Regresaste al más allá, o mejor: no envejeciste después de los 48 años. Para ir a despedirte, había que recorrer de nuevo el camino de la Yé. Un gran pretexto, que le hace honor a esa forma de hacer todo según la dirección contraria. En un pueblo montañoso donde el horizonte se esconde pronto debido a la densidad de los árboles, llegar a ese cerro es llegar a la luz del sol y el calor de iguanas del Magdalena y ver la vastedad de los miradores imprevistos, las mesetas donde madura el cacao, las carreteras imposibles de tierra y piedra suelta que han hecho el carácter agridulce de la gente de la región.
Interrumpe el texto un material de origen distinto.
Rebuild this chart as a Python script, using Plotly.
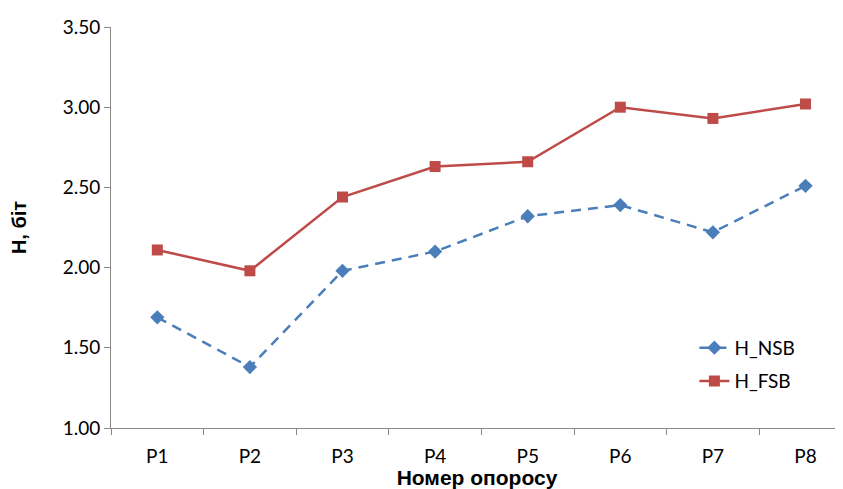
import plotly.graph_objects as go

categories = ["P1", "P2", "P3", "P4", "P5", "P6", "P7", "P8"]
h_nsb = [1.69, 1.38, 1.98, 2.10, 2.32, 2.39, 2.22, 2.51]
h_fsb = [2.11, 1.98, 2.44, 2.63, 2.66, 3.00, 2.93, 3.02]
y_ticks = [1.0, 1.5, 2.0, 2.5, 3.0, 3.5]

fig = go.Figure()
fig.add_trace(go.Scatter(
    x=categories, y=h_nsb, name="H_NSB", mode="lines+markers", legend="legend",
    line=dict(color="#4a7ebb", width=2.5, dash="10px,7px"),
    marker=dict(symbol="diamond", size=11, color="#4a7ebb"),
))
fig.add_trace(go.Scatter(
    x=categories, y=h_fsb, name="H_FSB", mode="lines+markers", legend="legend2",
    line=dict(color="#be4b48", width=2.5),
    marker=dict(symbol="square", size=11, color="#be4b48"),
))

legend_common = dict(xanchor="left", yanchor="middle", bgcolor="rgba(0,0,0,0)",
                     font=dict(size=19, color="#000000"))

fig.update_layout(
    width=835, height=481,
    margin=dict(l=103, r=0, t=19, b=61),
    paper_bgcolor="white", plot_bgcolor="white",
    font=dict(family="Lato, 'Open Sans', sans-serif", size=19, color="#000000"),
    showlegend=True,
    legend=dict(x=0.797, y=0.20, **legend_common),
    legend2=dict(x=0.797, y=0.117, **legend_common),
    xaxis=dict(
        type="category", range=[-0.5, 7.405],
        showline=True, linecolor="#888888", linewidth=1,
        ticks="outside", tickson="boundaries", ticklen=6, tickcolor="#888888",
        showgrid=False, zeroline=False,
        tickfont=dict(size=19), ticklabelstandoff=11,
        title=dict(text="<b>Номер опоросу</b>", standoff=3,
                   font=dict(family="'Liberation Sans', Arial, sans-serif", size=21)),
    ),
    yaxis=dict(
        range=[1.0, 3.5], tickvals=y_ticks, tickformat=".2f",
        showline=True, linecolor="#888888", linewidth=1,
        ticks="outside", ticklen=6, tickcolor="#888888",
        showgrid=False, zeroline=False,
        tickfont=dict(size=19),
        title=dict(text="<b>H, біт</b>", standoff=31,
                   font=dict(family="'Liberation Sans', Arial, sans-serif", size=20)),
    ),
)

fig.write_html("out.html")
El mirador de la escuela de El Cerro era tu lugar favorito, según me habías dicho en varias oportunidades, mientras leíamos poesía y bebíamos vino en aquel kiosko que se está derrumbando ahora como tus penas que a la larga fueron etéreas. Allí habías estudiado de niño. Tus últimos sueños ocurrían en aquella escuela.

-¿Qué sueñas?

-¿Ahora que estoy enfermo? Sueño que estoy en la escuela, estudiando. Es un sueño frecuente.

Había otro sueño frecuente en esos, tus últimos días, dijiste. Soñabas con un amigo que vivía en el mismo pueblo, pero a quien no lograbas nunca ver. Como si caminaran por la misma calle, pero a distinta hora, como si llegaras a la misma tienda justo cuando el otro ya había partido. Soñabas que ibas a esa casa de tu amigo y golpeabas a su puerta, pero el otro no te abría. Una fuerza invisible los separaba. Un sueño de espejos. Un sueño insistente que quizá indicaba el muro de cristal de las amistades interrumpidas, los hilos de las distancias o las fuerzas invisibles que se interpusieron, o interpusiste, entre tu vida y el resto del mundo y que cortaste también de un tajo.

Ahora ya conoces el gran misterio, amigo. Todos somos héroes, porque debemos pasar por la muerte.